Rise in Number of New HIV/AIDS Cases Among White Men in St. Louis Reflects National Trend
New HIV/AIDS cases among white men in St. Louis and St. Louis County, Mo., rose 70% last year after several years of decline, the St. Louis Post-Dispatch reports. Tim Sullivan, St. Louis Efforts for AIDS executive director, said he was not surprised at the increase in new HIV/AIDS cases among white men in St. Louis because "we saw [the trend] happening nationally." Sullivan and Sheila Grigsby, the St. Louis Health Department's HIV/AIDS surveillance coordinator, said that the rise in new infections over the past few years is a result of people's "perception of the treatment." The development of treatments for HIV/AIDS "has led people, particularly the young white males, to believe if they get infected, they can take a pill. They equate the medication to a cure, which there is not," Sullivan said, adding that some HIV-positive people "must endure a difficult [drug] regimen, sometimes taking as many as 52 pills a day" and sometimes "suffering" from side effects. HIV/AIDS treatment advancements in recent years "have made it difficult to reach the latest generation" with prevention messages, Sullivan said, adding that AIDS-related deaths "aren't as ugly and painful as they used to be." Health department statistics also show a similar increase among white males in the Missouri counties of St. Clair and Madison. St. Louis Efforts for AIDS' "new strategy" for reducing the number of HIV/AIDS cases focuses on one-on-one counseling and education among HIV-positive people to reduce transmission of the virus.

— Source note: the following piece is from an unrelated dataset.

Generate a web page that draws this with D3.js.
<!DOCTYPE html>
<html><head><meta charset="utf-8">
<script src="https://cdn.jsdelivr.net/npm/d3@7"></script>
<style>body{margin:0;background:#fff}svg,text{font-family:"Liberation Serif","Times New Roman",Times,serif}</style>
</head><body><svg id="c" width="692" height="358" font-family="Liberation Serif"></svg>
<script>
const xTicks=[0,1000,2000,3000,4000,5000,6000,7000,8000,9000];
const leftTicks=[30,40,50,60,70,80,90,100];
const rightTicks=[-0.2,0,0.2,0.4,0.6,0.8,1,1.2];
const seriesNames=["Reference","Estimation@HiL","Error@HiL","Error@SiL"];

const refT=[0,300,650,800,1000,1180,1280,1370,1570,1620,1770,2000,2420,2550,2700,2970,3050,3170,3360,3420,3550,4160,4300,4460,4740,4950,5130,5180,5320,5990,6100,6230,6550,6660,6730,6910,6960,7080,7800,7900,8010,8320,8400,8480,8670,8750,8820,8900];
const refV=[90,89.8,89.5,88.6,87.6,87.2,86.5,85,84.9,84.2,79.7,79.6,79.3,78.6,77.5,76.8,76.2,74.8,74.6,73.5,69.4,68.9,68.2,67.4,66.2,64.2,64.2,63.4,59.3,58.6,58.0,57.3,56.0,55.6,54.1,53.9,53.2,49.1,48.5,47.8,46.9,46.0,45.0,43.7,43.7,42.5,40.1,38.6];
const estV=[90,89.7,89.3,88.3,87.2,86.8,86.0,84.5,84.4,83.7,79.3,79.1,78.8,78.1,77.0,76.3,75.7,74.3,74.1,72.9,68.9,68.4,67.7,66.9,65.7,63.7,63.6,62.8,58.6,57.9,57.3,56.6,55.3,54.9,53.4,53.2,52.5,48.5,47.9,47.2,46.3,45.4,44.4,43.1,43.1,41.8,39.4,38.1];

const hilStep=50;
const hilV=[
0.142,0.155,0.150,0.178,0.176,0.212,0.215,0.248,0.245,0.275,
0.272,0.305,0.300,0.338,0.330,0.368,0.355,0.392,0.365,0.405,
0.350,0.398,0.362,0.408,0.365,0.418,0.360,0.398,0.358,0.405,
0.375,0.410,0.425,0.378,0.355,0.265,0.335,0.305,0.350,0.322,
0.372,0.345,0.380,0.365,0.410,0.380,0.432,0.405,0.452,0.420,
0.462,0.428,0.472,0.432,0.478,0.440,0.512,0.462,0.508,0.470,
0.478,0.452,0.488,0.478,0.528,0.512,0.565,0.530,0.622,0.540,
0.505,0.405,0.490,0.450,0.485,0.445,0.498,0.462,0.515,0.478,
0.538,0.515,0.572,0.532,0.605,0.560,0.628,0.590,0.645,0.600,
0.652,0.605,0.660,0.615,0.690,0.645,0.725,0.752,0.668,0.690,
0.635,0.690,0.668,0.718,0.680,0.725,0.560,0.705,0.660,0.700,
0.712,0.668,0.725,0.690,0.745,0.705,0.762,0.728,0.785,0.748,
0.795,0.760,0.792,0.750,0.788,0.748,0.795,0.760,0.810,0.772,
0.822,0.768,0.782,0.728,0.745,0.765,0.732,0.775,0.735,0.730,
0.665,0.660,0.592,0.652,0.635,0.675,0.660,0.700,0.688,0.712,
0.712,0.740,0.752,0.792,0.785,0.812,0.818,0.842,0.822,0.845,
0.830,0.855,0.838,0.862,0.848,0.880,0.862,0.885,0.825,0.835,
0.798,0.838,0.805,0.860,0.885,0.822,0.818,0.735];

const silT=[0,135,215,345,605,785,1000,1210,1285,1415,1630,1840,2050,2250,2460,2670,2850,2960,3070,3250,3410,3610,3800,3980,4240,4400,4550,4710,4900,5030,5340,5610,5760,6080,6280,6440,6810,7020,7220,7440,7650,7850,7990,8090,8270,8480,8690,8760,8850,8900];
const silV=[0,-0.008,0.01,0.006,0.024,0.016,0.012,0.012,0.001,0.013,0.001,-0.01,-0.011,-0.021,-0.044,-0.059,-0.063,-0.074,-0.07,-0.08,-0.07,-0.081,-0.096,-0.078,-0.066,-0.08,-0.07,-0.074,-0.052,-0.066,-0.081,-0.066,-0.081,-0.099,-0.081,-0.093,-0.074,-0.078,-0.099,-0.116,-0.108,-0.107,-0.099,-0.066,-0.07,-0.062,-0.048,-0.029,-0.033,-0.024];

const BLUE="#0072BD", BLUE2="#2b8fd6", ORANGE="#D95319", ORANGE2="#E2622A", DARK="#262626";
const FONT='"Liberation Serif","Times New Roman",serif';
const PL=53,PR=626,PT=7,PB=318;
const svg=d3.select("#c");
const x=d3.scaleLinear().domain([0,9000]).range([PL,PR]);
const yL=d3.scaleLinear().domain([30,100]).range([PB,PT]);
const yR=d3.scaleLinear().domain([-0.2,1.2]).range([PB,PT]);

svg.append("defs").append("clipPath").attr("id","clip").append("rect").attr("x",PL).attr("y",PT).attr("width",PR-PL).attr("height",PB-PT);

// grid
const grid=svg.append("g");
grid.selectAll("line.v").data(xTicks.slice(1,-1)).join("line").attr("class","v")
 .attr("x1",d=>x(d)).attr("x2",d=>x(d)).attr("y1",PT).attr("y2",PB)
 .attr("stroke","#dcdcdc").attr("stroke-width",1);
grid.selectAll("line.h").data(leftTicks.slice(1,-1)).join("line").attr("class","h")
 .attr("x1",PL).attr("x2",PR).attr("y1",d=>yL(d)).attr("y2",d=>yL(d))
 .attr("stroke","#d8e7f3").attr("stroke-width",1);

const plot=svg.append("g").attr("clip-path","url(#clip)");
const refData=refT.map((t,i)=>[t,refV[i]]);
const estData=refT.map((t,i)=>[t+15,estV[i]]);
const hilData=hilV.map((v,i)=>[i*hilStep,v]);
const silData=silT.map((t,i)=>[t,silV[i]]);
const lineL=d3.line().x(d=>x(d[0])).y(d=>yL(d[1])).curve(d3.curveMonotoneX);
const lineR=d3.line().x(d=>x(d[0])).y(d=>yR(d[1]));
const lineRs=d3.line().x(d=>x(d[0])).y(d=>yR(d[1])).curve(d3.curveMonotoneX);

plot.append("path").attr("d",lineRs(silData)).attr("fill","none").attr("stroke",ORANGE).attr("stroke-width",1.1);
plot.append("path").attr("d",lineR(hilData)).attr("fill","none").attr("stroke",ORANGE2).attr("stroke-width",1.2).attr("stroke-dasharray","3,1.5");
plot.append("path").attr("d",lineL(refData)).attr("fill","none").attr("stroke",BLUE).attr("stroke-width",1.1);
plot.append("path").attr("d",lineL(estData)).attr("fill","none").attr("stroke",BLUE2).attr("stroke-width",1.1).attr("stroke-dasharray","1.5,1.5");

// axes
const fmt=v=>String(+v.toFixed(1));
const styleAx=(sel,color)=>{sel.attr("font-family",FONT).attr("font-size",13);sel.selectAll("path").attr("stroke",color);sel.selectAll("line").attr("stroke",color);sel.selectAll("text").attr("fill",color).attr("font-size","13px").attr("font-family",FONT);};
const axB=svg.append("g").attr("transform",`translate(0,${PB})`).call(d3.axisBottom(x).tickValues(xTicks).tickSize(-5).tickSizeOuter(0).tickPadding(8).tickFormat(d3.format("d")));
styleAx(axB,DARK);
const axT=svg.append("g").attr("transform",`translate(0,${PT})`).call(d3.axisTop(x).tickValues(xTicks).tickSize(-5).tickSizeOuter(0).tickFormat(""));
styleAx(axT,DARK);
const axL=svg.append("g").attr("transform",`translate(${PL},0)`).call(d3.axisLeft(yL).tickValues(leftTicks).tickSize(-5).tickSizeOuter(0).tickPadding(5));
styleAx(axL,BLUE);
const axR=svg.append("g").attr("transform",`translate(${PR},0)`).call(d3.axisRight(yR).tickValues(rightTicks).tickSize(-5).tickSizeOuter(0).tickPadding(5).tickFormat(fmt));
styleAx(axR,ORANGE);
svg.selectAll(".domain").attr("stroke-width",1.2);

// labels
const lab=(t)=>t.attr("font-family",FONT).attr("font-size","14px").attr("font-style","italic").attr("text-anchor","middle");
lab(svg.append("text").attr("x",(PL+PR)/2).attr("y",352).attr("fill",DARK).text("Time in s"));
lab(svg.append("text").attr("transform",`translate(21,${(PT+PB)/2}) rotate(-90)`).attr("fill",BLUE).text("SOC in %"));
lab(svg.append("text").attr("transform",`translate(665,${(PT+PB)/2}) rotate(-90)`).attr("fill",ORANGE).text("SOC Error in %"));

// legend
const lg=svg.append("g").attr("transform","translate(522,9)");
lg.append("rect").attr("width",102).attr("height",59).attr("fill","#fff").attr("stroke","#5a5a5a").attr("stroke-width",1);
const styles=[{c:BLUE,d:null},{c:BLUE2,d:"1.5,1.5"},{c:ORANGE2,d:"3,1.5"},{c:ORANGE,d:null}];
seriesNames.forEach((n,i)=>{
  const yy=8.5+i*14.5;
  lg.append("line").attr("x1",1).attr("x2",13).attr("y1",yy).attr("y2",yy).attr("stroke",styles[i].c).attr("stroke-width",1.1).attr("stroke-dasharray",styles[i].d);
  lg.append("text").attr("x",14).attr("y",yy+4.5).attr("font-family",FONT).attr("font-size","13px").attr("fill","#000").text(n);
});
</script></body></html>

Black Men Still Constitute 'Bulk' of New HIV Cases
Although the number of St. Louis-area white men testing
HIV-positive increased for the first time in three years, the number still "fall[s] short" in comparison with the number of African-American men who continue to "make up the bulk" of new HIV cases in St. Louis. The St. Louis health department reports that there were 195 new cases of HIV or AIDS among black men in 2001, compared with 129 among white men. With 116 cases per 100,000 black men, compared with 28 cases per 100,000 white men, African-American men contract HIV at four times the rate among white men. HIV/AIDS "is running rampant in the black community," Grigsby said, adding that she expects the number of
HIV-positive African Americans to continue to increase as testing in the community increases. The number of new HIV/AIDS cases among African-American men rose 17% in 2001. In addition, St. Louis health department statistics show that African-American women represent 84% of the HIV/AIDS cases among women in St. Louis, a fact that "continues to concern" health officials, who attribute the rise in cases to sexual contact with bisexual men, sex in exchange for money or substance use. Agencies like St. Louis Efforts for AIDS, Blacks With AIDS and Connect Care now target "everyone," not just those at high risk for contracting HIV (Hollinshed, St. Louis Post-Dispatch, 1/24).